Aim
Count every line that includes the string "this" in the entries that follow. Nothing besides the number is needed.

Exercise inputs
▽

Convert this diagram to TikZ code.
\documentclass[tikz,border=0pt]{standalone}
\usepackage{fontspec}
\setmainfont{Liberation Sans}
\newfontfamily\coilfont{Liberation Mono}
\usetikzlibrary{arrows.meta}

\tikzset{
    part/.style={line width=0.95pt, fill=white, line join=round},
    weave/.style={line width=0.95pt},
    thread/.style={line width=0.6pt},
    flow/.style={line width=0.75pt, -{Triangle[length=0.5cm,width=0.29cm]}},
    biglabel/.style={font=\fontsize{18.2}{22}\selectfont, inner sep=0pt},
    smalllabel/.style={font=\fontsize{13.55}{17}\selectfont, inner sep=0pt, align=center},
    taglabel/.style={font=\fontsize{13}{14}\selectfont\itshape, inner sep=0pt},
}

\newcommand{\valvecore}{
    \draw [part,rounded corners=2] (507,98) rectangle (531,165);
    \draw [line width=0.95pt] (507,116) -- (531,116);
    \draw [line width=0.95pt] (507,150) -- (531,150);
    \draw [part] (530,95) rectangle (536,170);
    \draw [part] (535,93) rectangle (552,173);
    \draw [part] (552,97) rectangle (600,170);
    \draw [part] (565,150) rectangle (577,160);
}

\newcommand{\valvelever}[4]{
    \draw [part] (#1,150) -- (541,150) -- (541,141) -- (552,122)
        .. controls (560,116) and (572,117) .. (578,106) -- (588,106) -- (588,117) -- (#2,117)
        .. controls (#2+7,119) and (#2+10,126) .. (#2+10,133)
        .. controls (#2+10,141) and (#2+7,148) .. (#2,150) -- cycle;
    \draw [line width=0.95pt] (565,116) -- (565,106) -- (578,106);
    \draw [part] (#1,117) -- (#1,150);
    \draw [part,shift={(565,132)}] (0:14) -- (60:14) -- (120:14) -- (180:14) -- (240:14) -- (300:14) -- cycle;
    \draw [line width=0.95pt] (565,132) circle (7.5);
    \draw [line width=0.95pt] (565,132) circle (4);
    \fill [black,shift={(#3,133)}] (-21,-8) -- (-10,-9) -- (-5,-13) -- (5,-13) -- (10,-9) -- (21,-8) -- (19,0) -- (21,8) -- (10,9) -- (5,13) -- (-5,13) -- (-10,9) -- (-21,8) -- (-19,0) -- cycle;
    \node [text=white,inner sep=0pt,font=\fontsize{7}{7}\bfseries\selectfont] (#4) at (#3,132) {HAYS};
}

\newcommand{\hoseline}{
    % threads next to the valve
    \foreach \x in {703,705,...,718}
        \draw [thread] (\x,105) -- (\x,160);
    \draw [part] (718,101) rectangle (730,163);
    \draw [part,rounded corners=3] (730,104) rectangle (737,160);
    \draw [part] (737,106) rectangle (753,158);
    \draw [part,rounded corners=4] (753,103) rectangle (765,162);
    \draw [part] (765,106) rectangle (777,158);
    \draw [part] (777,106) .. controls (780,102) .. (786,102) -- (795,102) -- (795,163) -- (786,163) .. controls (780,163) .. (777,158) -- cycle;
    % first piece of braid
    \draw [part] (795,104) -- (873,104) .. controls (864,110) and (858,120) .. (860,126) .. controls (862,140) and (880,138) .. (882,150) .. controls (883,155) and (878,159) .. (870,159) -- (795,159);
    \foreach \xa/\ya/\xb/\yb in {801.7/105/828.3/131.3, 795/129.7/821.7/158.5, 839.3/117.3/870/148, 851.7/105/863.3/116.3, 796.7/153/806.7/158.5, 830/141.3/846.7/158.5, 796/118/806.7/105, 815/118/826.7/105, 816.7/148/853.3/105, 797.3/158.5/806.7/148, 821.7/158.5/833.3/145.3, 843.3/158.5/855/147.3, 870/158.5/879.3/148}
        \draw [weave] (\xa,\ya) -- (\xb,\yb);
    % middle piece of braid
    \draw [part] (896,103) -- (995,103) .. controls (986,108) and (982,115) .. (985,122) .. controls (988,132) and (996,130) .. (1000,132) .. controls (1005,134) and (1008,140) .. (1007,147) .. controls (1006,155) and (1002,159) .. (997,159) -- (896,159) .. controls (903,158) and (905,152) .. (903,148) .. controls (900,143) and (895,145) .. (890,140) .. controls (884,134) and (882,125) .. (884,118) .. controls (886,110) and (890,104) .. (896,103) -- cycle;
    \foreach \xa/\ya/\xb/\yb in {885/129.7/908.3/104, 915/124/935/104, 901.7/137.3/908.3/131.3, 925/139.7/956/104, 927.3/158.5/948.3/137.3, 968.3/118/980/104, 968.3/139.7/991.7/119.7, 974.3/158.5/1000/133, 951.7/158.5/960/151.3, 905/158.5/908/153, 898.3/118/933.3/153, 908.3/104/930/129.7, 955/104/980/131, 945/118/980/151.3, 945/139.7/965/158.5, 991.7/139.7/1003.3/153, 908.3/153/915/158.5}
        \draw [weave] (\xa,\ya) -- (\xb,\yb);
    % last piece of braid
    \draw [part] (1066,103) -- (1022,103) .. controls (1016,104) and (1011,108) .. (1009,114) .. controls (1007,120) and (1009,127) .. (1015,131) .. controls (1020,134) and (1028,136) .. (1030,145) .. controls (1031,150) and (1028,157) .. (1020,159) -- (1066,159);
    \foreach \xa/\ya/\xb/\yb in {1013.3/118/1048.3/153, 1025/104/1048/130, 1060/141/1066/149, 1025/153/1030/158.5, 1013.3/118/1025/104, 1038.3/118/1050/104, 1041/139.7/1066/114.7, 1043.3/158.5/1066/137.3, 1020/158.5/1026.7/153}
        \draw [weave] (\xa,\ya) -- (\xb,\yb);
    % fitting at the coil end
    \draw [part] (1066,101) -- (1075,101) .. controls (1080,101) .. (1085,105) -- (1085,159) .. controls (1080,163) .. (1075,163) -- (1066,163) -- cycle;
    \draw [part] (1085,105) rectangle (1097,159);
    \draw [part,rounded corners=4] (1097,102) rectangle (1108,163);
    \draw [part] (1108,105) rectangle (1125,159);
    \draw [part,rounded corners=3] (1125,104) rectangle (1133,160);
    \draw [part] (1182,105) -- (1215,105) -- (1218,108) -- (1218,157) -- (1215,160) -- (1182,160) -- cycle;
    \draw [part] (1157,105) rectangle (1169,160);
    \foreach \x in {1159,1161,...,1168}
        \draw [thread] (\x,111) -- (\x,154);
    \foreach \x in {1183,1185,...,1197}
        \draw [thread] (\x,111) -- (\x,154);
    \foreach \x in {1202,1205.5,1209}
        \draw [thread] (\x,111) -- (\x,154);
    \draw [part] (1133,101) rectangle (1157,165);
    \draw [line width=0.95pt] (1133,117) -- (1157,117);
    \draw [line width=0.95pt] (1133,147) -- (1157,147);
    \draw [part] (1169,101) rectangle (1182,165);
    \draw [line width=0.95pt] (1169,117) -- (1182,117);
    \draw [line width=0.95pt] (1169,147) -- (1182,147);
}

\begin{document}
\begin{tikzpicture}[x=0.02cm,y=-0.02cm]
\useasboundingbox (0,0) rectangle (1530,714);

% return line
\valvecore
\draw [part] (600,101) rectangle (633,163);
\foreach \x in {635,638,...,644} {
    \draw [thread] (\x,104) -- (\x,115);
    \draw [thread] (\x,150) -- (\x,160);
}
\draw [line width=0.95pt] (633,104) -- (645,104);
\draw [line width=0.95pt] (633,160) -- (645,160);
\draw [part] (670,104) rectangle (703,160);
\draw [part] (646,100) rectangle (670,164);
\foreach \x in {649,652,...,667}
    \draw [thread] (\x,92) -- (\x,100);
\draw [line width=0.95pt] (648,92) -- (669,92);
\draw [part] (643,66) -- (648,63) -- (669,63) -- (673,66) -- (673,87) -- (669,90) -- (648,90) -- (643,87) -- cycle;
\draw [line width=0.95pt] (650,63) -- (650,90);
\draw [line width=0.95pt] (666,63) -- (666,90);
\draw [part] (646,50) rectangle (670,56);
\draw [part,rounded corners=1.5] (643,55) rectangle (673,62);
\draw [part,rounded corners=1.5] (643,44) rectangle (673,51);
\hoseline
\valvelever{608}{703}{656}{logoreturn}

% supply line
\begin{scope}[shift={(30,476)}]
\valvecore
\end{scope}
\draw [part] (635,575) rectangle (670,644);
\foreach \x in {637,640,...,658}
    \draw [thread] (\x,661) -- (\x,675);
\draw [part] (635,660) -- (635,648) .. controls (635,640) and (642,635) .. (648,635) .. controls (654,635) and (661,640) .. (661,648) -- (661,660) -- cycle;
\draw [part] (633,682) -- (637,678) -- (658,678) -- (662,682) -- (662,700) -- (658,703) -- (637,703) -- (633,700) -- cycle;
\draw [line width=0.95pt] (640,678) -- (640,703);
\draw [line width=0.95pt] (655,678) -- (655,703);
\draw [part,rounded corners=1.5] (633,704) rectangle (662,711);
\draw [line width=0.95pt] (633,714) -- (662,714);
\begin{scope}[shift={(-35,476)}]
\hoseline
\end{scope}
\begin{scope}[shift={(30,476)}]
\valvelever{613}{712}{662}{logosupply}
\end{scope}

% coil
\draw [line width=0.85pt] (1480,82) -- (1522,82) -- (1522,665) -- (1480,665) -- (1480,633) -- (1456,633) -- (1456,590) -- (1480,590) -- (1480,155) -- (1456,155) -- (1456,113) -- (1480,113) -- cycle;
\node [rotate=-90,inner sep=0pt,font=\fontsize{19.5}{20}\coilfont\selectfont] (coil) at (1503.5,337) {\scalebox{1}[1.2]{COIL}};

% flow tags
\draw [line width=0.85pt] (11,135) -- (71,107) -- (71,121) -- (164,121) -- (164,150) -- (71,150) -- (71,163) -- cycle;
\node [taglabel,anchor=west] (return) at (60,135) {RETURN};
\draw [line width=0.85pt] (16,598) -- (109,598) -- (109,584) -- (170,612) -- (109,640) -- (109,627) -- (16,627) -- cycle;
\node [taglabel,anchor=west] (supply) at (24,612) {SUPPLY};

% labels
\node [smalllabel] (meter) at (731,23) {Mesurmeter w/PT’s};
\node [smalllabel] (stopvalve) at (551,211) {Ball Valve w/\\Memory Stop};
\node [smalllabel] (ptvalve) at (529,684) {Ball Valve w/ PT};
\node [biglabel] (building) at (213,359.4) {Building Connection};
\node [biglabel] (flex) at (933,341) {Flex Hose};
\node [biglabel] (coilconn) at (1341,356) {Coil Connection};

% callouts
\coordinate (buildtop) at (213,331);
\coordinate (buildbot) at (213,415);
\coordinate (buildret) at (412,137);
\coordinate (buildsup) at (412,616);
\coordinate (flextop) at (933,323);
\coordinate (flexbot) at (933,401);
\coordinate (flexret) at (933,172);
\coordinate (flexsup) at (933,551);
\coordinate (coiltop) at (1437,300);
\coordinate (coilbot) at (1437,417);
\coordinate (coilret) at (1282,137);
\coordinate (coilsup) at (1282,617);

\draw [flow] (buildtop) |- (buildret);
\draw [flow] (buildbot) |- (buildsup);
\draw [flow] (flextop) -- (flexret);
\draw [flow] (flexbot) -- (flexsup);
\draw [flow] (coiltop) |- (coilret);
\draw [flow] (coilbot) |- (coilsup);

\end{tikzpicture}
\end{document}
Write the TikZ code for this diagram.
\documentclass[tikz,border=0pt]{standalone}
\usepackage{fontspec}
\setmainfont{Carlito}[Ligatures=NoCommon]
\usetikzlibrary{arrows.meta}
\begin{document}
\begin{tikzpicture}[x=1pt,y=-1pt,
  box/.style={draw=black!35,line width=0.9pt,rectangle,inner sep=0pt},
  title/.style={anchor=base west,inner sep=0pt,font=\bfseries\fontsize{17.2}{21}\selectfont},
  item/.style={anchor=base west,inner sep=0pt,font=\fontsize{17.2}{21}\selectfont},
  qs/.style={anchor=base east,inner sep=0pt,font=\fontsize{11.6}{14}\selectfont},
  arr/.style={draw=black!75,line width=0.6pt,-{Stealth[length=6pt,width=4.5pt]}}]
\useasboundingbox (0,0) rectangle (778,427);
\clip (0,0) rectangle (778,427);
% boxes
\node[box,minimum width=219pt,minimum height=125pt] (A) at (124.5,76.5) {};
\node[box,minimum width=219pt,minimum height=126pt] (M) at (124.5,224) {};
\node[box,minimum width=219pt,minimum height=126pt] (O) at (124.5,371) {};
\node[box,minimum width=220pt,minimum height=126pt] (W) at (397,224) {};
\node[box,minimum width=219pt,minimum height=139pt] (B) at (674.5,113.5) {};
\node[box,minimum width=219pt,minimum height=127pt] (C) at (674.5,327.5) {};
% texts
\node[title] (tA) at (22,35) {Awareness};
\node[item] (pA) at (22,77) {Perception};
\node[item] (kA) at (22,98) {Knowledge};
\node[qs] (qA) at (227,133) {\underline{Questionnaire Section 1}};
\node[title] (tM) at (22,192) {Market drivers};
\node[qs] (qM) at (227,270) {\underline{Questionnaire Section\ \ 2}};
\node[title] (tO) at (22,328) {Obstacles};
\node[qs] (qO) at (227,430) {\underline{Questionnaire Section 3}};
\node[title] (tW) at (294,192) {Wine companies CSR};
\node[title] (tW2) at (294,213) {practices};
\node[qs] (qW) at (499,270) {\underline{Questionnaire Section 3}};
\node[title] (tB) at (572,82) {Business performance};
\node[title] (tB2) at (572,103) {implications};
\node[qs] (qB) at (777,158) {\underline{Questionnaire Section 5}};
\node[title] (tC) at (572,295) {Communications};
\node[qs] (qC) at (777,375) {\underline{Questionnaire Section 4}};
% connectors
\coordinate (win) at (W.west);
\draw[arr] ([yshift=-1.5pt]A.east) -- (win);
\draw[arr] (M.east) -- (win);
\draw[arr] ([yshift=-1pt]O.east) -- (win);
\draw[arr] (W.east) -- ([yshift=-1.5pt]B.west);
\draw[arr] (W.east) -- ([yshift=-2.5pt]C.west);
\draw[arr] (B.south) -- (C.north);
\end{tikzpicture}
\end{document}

△

Output of the task
2